Now do the math again. Just calculate initial cost of purchase. HDD backup looks bad here already. And it gets worse when running costs start coming in.
 

QueBert

Lifer
Jan 6, 2002
22,392
722
126
Interesting thread, I haven't had a tape drive since my Tecmar (120 meg whopper!) days. Do they make any moderatly priced units for home users. I don't need 120 gig DSS3 DAT (or whatever they got now hehe) I would like something that can back my system up, 80 gigs (when full) and I'm too lazy to set up a raid 1. Last tape I looked at eas a 40 gig sony one, scsi and I think DDS or DSS3. It was 1,000 bucks, seems a bit pricey but maybe if I want to get tape I'm stuck paying threw the nose.
 

Peter

Elite Member
Oct 15, 1999
9,640
1
0
DAT drives are extremely fragile, and the tapes don't last long.
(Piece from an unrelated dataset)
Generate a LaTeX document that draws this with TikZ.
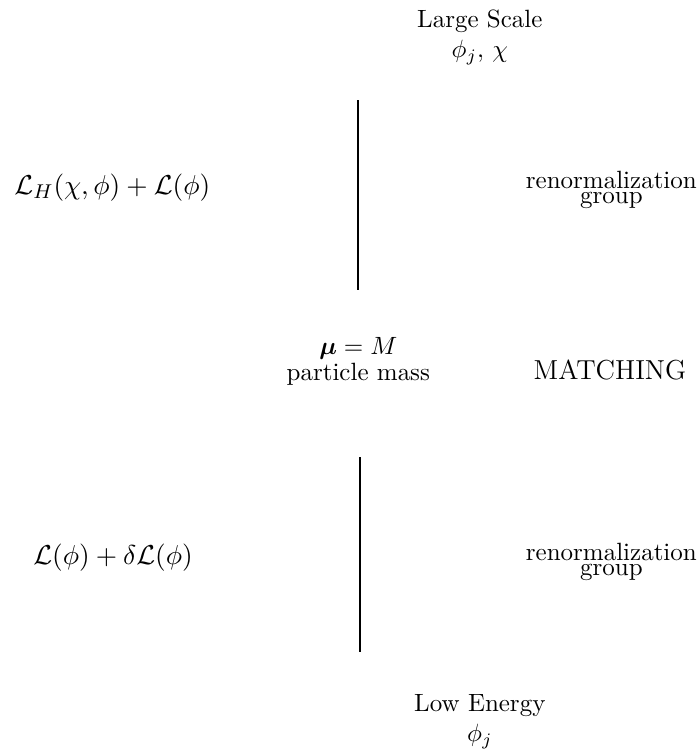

Current best pick for budget storage with reasonable capacities are the Onstream ADR drives. Capacities available are 15, 30 and 60 GB (twice that with typical compression rate), in IDE, SCSI, USB or FireWire, internal and external models (not IDE). The SCSI and FW models are faster than the IDE and USB, that's why they're more expensive.

Recently replaced my Tecmar NS8 Travan with 15/30 GB SCSI model here, extremely happy with it - and so are those people I gave other models, 15/30 GB IDE mostly (300 euros here). The 30/60 GB IDE drive goes for around 600 euros (including server grade backup software and one tape). USD prices usually are lower.